Excerpted data -

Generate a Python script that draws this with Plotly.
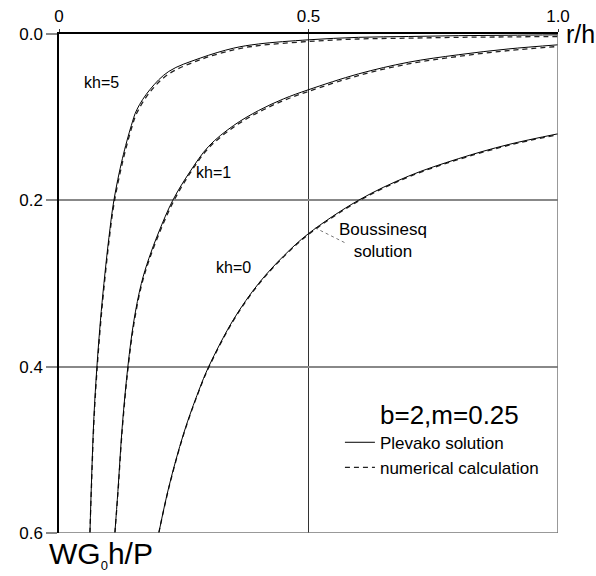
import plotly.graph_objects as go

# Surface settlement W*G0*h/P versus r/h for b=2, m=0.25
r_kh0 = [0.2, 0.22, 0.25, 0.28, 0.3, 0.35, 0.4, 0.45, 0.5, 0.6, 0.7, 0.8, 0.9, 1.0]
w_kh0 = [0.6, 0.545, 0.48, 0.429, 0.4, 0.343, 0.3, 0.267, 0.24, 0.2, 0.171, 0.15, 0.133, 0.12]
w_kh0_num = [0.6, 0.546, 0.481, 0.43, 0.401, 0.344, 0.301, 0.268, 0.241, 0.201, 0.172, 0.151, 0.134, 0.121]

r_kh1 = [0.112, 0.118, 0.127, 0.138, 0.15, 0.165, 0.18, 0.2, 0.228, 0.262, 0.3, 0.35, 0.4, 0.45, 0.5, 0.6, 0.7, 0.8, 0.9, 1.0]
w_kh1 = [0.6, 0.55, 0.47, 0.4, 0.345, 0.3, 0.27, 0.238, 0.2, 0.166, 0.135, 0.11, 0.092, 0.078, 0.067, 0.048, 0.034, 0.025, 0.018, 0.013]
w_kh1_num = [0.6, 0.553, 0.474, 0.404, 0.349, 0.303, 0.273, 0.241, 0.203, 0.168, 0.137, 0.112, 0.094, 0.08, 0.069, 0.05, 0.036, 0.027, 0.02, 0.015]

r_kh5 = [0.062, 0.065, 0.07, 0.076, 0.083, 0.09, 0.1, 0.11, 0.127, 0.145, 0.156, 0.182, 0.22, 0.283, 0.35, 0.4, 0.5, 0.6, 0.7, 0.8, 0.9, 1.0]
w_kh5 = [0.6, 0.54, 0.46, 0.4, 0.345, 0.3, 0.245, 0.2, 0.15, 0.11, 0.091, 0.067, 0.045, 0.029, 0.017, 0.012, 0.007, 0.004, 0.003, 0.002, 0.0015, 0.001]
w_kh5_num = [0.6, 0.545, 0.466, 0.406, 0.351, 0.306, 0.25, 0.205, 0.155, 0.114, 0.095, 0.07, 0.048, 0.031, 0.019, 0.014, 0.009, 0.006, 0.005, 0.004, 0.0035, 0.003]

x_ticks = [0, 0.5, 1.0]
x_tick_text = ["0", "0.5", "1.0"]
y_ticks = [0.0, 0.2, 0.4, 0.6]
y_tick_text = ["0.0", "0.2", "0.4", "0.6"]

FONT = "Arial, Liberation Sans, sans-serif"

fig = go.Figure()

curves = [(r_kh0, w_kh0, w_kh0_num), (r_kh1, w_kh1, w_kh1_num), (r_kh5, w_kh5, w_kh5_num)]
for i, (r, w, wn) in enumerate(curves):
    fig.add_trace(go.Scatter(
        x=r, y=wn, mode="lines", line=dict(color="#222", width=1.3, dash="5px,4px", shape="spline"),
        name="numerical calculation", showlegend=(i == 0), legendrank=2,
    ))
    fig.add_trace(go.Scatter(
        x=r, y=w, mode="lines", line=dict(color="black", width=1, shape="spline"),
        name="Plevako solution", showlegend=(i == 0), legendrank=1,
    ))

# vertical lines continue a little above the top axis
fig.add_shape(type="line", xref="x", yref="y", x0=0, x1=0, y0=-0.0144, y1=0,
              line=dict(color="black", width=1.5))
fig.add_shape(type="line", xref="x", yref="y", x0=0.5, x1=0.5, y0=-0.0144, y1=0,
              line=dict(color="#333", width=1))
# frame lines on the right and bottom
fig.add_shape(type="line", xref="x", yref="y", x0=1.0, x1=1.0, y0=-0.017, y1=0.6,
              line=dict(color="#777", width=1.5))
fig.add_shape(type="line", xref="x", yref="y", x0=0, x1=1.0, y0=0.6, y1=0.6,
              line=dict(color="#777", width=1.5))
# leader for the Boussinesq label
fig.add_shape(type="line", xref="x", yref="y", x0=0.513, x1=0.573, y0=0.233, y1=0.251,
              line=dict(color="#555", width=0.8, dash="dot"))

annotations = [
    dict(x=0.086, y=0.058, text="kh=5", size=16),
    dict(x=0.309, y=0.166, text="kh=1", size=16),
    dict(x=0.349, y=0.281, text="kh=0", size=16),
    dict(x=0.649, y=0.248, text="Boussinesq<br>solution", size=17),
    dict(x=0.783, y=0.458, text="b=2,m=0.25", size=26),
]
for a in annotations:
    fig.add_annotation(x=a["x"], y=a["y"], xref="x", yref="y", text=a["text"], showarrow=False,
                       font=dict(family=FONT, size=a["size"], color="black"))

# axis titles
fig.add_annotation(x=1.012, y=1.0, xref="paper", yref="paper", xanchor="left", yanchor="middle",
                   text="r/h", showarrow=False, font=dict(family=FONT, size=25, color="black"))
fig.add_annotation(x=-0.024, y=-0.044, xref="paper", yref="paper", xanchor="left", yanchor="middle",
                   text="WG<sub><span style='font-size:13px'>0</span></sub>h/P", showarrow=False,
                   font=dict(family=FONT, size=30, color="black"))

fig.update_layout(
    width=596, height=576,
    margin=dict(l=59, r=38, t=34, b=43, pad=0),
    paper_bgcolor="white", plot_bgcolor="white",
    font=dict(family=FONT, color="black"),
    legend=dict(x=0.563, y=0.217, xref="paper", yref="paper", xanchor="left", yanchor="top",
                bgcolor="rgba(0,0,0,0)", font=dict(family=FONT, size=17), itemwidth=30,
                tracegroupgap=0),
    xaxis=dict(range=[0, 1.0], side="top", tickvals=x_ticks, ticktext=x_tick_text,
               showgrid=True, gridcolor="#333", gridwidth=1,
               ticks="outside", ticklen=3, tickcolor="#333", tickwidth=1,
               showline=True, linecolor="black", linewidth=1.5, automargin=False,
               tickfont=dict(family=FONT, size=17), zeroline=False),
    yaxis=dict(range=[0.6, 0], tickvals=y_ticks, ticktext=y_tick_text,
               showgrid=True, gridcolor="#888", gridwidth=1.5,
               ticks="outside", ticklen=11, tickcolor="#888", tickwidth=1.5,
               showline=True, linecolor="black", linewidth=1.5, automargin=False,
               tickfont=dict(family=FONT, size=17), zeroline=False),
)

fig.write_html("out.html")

---

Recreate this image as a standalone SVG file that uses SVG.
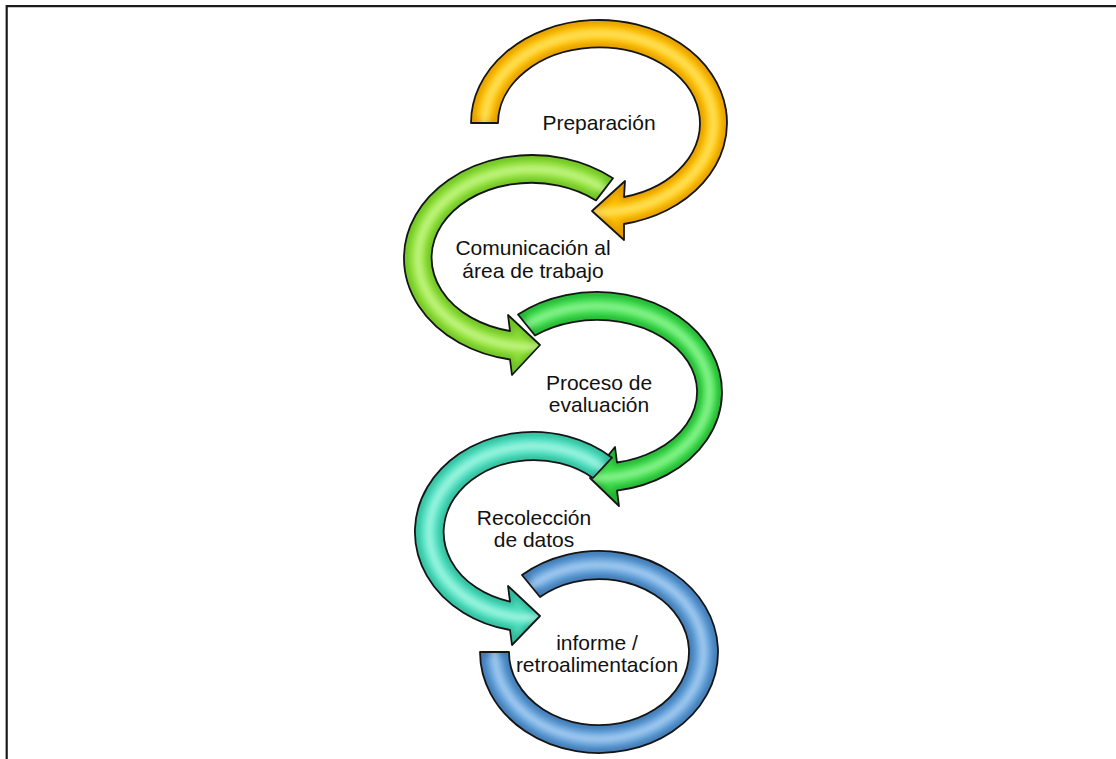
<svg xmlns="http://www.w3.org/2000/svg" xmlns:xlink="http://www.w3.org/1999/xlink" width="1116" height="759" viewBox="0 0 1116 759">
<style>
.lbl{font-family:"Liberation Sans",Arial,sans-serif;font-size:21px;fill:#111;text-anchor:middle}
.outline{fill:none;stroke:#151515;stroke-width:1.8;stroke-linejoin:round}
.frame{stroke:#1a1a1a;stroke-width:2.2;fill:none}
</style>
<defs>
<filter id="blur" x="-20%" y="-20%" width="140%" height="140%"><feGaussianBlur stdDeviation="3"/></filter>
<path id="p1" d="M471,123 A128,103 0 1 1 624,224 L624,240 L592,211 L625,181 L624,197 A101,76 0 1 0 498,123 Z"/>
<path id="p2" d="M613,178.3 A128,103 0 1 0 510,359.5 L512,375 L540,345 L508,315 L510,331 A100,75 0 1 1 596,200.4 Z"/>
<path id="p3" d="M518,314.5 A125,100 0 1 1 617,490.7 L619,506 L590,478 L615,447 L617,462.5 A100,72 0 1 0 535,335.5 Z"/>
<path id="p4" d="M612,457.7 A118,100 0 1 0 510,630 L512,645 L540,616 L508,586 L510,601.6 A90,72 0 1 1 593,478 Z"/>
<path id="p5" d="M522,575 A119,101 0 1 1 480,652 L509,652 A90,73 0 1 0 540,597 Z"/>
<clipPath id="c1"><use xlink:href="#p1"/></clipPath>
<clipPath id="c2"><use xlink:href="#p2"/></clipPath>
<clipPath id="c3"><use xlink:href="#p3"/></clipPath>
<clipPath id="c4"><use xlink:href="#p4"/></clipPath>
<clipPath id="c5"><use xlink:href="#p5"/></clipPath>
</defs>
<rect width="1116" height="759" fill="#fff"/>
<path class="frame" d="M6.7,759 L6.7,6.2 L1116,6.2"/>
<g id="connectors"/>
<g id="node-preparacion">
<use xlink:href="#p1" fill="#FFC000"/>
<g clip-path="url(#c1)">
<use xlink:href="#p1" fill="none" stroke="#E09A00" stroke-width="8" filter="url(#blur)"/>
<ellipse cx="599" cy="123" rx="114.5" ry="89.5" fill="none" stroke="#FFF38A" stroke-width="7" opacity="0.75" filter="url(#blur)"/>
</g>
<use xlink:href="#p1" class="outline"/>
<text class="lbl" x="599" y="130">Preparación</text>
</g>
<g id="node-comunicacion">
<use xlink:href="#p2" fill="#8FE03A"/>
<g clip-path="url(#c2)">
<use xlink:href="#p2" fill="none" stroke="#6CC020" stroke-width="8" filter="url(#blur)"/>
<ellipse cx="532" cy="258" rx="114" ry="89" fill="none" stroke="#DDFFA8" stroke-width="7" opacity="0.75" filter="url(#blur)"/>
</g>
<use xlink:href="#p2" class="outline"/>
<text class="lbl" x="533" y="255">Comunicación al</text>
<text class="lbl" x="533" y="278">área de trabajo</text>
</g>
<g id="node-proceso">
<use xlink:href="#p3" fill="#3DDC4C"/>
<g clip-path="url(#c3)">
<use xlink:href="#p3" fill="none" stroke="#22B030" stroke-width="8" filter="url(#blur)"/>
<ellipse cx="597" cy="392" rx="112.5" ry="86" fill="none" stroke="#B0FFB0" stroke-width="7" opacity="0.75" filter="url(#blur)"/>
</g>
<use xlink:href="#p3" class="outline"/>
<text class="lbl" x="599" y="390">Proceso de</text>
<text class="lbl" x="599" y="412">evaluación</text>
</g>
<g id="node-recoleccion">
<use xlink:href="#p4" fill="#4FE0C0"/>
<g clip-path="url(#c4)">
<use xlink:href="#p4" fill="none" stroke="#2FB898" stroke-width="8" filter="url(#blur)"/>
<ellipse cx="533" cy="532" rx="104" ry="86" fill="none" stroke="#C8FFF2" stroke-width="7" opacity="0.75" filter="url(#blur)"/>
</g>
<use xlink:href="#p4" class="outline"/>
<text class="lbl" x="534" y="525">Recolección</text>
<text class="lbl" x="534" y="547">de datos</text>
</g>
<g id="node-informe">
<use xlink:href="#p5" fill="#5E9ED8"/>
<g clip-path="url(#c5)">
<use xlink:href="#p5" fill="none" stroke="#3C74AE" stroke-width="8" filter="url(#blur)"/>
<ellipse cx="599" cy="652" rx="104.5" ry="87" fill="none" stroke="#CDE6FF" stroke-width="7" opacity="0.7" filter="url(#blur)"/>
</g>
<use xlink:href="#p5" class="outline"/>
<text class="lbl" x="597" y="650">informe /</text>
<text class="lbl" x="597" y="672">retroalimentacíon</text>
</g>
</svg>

What you will do - Drop the images and output only the lines from the one that contains "Generate a Python" to the one that contains "0.027, 0.02, 0.015]", both included.

Reply -
Generate a Python script that draws this with Plotly.
import plotly.graph_objects as go

# Surface settlement W*G0*h/P versus r/h for b=2, m=0.25
r_kh0 = [0.2, 0.22, 0.25, 0.28, 0.3, 0.35, 0.4, 0.45, 0.5, 0.6, 0.7, 0.8, 0.9, 1.0]
w_kh0 = [0.6, 0.545, 0.48, 0.429, 0.4, 0.343, 0.3, 0.267, 0.24, 0.2, 0.171, 0.15, 0.133, 0.12]
w_kh0_num = [0.6, 0.546, 0.481, 0.43, 0.401, 0.344, 0.301, 0.268, 0.241, 0.201, 0.172, 0.151, 0.134, 0.121]

r_kh1 = [0.112, 0.118, 0.127, 0.138, 0.15, 0.165, 0.18, 0.2, 0.228, 0.262, 0.3, 0.35, 0.4, 0.45, 0.5, 0.6, 0.7, 0.8, 0.9, 1.0]
w_kh1 = [0.6, 0.55, 0.47, 0.4, 0.345, 0.3, 0.27, 0.238, 0.2, 0.166, 0.135, 0.11, 0.092, 0.078, 0.067, 0.048, 0.034, 0.025, 0.018, 0.013]
w_kh1_num = [0.6, 0.553, 0.474, 0.404, 0.349, 0.303, 0.273, 0.241, 0.203, 0.168, 0.137, 0.112, 0.094, 0.08, 0.069, 0.05, 0.036, 0.027, 0.02, 0.015]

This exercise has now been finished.